Location
- New Providence, Bahamas
- Coordinates: 25°01′58″N 77°31′00″W﻿ / ﻿25.032664°N 77.516536°W

Information
- Type: Private
- Established: 1962
- Principal: Audrius Barzdukas
- Grades: Nursery to 12th Grade
- Enrollment: 350
- Colours: Turquoise and Gold
- Newspaper: PenDragon
- Website: lcis.bs

= Lyford Cay International School =

Lyford Cay International School is an independent, non-denominational day school, for students in kindergarten to year 12, offering a full International Baccalaureate Programme. It is located on New Providence island in the Bahamas in the gated community Lyford Cay.

== History ==
Lyford Cay International School (LCIS) was founded in 1962 by Canadian entrepreneur E.P. Taylor, to provide an elementary school for children of his employees on the island.
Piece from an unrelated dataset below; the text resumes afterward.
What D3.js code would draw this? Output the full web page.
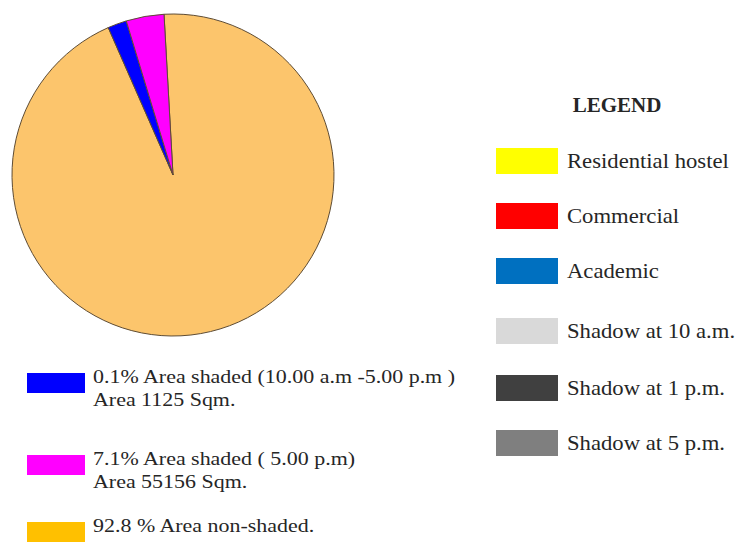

Its initial enrollment was just 9 students and 2 teachers, Tom Miller and his wife Francis Miller - but by 1981 these figures had grown to 147 and 9.

=== Early learning centre ===
Between 1994 and 1997, the school experienced a period of significant development with the opening of an early learning centre and an expanded elementary school.

=== Secondary school ===
In 2003, the school expanded further to include a secondary school. The school's first senior class graduated in 2006. The school had plans to build a new secondary school campus in 2019.

== Current ==
The school has a total student body of 350. Students come from 24 countries, with 35% of the student population being from the Bahamas.

Recent improvements to the school's facilities include installation of a six lane 25-meter competitive swimming pool.

The school has also introduced enhancements to its curriculum, particularly in music and mathematics as well significant expansion of the school's ICT infrastructure, including the introduction in October 2006 of a 1:1 laptop initiative for students Grade 7 to 12.

== Sports ==
The school's principal sports are swimming and soccer.

== Accreditation ==

=== International Baccalaureate ===
Lyford Cay International School is a fully accredited IB World School offering the IB Diploma Programme (DP), the IB Middle Years Programme (MYP), the IB Primary Years Programme (PYP) and the IB Career Related Certificate (CP). It received international baccalaureate middle years programme accreditation in 2003. The school has offered the IB diploma programme since February 2004, the IB primary years programme since 2005 and the IB career-related certificate since 2018.

In 2012, it was one of only 191 fully-accredited IB schools in the world. It is also one of a very small number of schools in the Caribbean to offer all four programmes.

=== Other ===
Lyford Cay International School is also accredited by the Council of International Schools and the New England Association of Schools and Colleges.